Dikkat ederseniz, atamalarının yapıldığı gün öğrendik bu bekçileri. Nasıl bir eğitim aldılar, nerelerde görev alacaklar, neye müdahale edip neye karışmayacaklar gibi ciddi sorular var aklımda. Özellikle yalnız yaşayan kadınlar, LGBTİ+’lar, mülteci ve göçmenler için nasıl bir tehdit oluşacağını merak ediyorum. Geliş-gidişler, misafirler konularında da ''kızlı/erkekli'' yaşanan evlerle ilgili Gezi sonrası yapılan açıklamalar için atılmış bir adım mıdır ya da vatandaşlardan birbirlerini ihbar etmelerini istedikten sonra gerekli ihbar alınamadığı için mi bu yol seçilmiştir?

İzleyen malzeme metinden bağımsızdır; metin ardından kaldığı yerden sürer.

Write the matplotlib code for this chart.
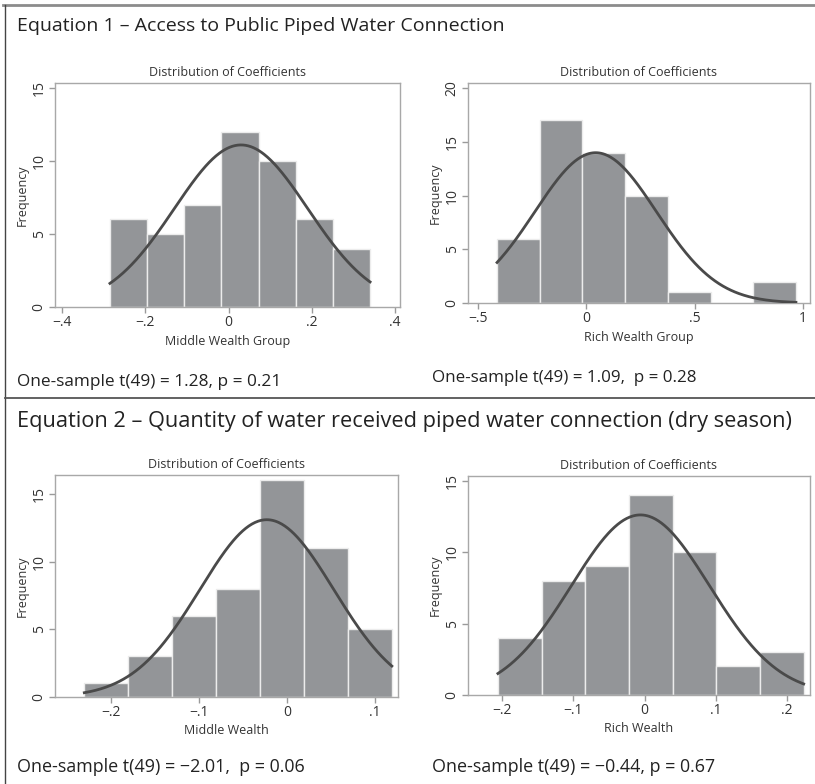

Bu grup daha sonra polis mi yapılacaktır? Neye göre terfi alacaklar, ödüllendirme sistemleri ''ihbar'' üzerine mi kurulu olacak henüz bilmiyoruz. AKP'nin kendi ordusunu oluşturmak için başka bir koldan da düğmeye basmış olma ihtimalini çok ama çok tehlikeli görüyorum.
“Neyimin bekçisi?”
Ejder Narsap: Yaş itibari ile mahalle bekçileri ile büyümüş ve onlarla yemeğini, çayını paylaşmış biri olarak şunu net belirtmeliyim ki günümüzde gündeme gelen ve faaliyete geçen bu “bekçi olayı” çocukluğumuzdaki “Bekçi Amca” değildir. Bunun eminim hepimiz farkındayızdır.
Aylar önce ilk duyduğumda aklıma İran’daki “Devrim Muhafızları” geldi. Ama açıkçası önce iyi düşünüp bu kadarını da yapamazlar demiştim. Bugünden itibaren artık gündemimizde ve hayatımızdalar. Kimlerden oluşuyor, ne zaman hizmet alımı yapıldı ve şartnamesi neler bilmiyorum açıkçası. Fişlenme korkusundan da BİMER’e sormaya çekiniyorum. Üniversitelerde ve birçok alanda özel güvenlik terörünü hepimiz gayet iyi bilirken, bellerinde silah ve ego ile mahallelerimizde devriye atacak olan günümüz bekçileri beni ürkütüyor.
Bekçilikle beraber lubunyaların ve kadınların hayatı daha da zorlaşacak. Meşhur muhtar toplantıları ile başlayan ihbarcılık sürecinin meyveleri aslında bunlar. Kim saat 22:00’den sonra alkol aldı, kim kiminle yürüyor, kim nasıl giyindi vb gibi örnekler… Alperenler ve Osmanlı Ocakları’na göz kırmalarının sonucu olarak devlet paramiliter güçlerini oluşturdu diyebiliriz.